(Rows from a dataset of charts and code)
▬▬▬▬▬▬
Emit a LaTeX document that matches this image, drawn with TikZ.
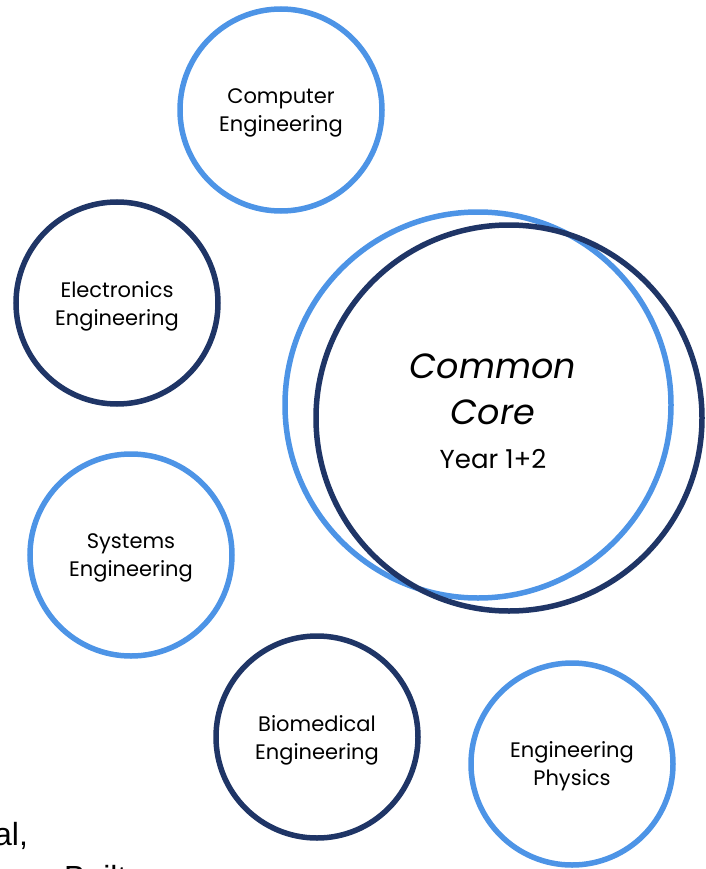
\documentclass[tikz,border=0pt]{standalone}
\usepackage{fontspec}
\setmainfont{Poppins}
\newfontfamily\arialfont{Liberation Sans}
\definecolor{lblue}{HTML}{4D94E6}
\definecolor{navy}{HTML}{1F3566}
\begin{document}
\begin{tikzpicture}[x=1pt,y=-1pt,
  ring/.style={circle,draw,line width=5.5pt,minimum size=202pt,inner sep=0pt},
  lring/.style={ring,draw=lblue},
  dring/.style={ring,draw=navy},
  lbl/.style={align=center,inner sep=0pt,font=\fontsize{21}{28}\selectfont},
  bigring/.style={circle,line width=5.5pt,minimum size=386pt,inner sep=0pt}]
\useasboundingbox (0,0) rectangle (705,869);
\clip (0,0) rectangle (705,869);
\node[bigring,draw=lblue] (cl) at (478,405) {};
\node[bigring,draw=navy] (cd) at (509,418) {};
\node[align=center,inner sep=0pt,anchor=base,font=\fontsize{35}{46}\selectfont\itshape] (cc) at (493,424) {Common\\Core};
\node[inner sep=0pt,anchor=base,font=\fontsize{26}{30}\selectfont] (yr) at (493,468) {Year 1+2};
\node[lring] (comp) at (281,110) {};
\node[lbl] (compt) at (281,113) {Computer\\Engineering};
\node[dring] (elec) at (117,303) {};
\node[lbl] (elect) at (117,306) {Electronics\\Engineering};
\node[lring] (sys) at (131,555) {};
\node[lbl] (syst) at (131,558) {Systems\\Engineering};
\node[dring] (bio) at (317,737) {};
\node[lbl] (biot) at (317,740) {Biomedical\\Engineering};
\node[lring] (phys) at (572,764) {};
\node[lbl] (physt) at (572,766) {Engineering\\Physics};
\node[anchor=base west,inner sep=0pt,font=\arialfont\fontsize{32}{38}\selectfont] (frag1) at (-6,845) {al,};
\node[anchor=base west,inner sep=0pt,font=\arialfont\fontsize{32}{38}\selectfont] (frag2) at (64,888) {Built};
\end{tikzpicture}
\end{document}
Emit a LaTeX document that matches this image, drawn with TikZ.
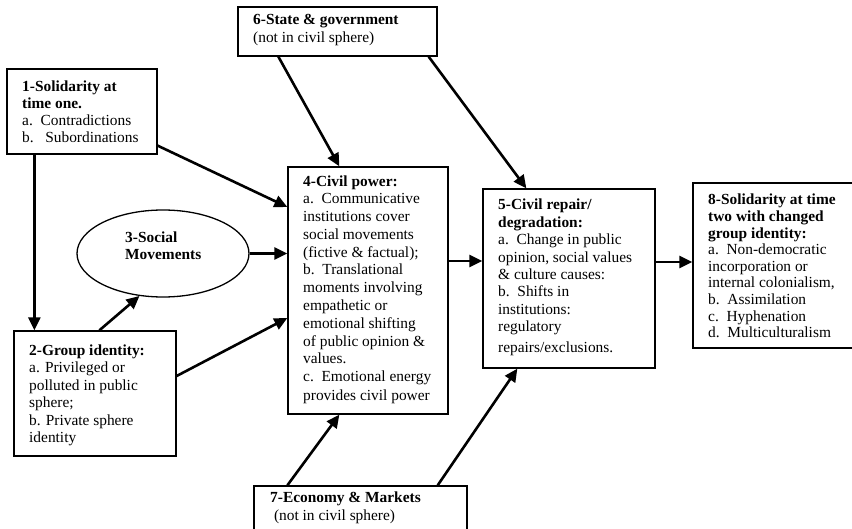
▬▬▬▬▬▬
▶ [What needs to be done]: Reproduce all of the material above word for word. Omit the pictures.

▶ [Complete response]:
Emit a LaTeX document that matches this image, drawn with TikZ.
\documentclass[tikz,border=0pt]{standalone}
\usepackage{fontspec}
\setmainfont{Poppins}
\newfontfamily\arialfont{Liberation Sans}
\definecolor{lblue}{HTML}{4D94E6}
\definecolor{navy}{HTML}{1F3566}
\begin{document}
\begin{tikzpicture}[x=1pt,y=-1pt,
  ring/.style={circle,draw,line width=5.5pt,minimum size=202pt,inner sep=0pt},
  lring/.style={ring,draw=lblue},
  dring/.style={ring,draw=navy},
  lbl/.style={align=center,inner sep=0pt,font=\fontsize{21}{28}\selectfont},
  bigring/.style={circle,line width=5.5pt,minimum size=386pt,inner sep=0pt}]
\useasboundingbox (0,0) rectangle (705,869);
\clip (0,0) rectangle (705,869);
\node[bigring,draw=lblue] (cl) at (478,405) {};
\node[bigring,draw=navy] (cd) at (509,418) {};
\node[align=center,inner sep=0pt,anchor=base,font=\fontsize{35}{46}\selectfont\itshape] (cc) at (493,424) {Common\\Core};
\node[inner sep=0pt,anchor=base,font=\fontsize{26}{30}\selectfont] (yr) at (493,468) {Year 1+2};
\node[lring] (comp) at (281,110) {};
\node[lbl] (compt) at (281,113) {Computer\\Engineering};
\node[dring] (elec) at (117,303) {};
\node[lbl] (elect) at (117,306) {Electronics\\Engineering};
\node[lring] (sys) at (131,555) {};
\node[lbl] (syst) at (131,558) {Systems\\Engineering};
\node[dring] (bio) at (317,737) {};
\node[lbl] (biot) at (317,740) {Biomedical\\Engineering};
\node[lring] (phys) at (572,764) {};
\node[lbl] (physt) at (572,766) {Engineering\\Physics};
\node[anchor=base west,inner sep=0pt,font=\arialfont\fontsize{32}{38}\selectfont] (frag1) at (-6,845) {al,};
\node[anchor=base west,inner sep=0pt,font=\arialfont\fontsize{32}{38}\selectfont] (frag2) at (64,888) {Built};
\end{tikzpicture}
\end{document}
Emit a LaTeX document that matches this image, drawn with TikZ.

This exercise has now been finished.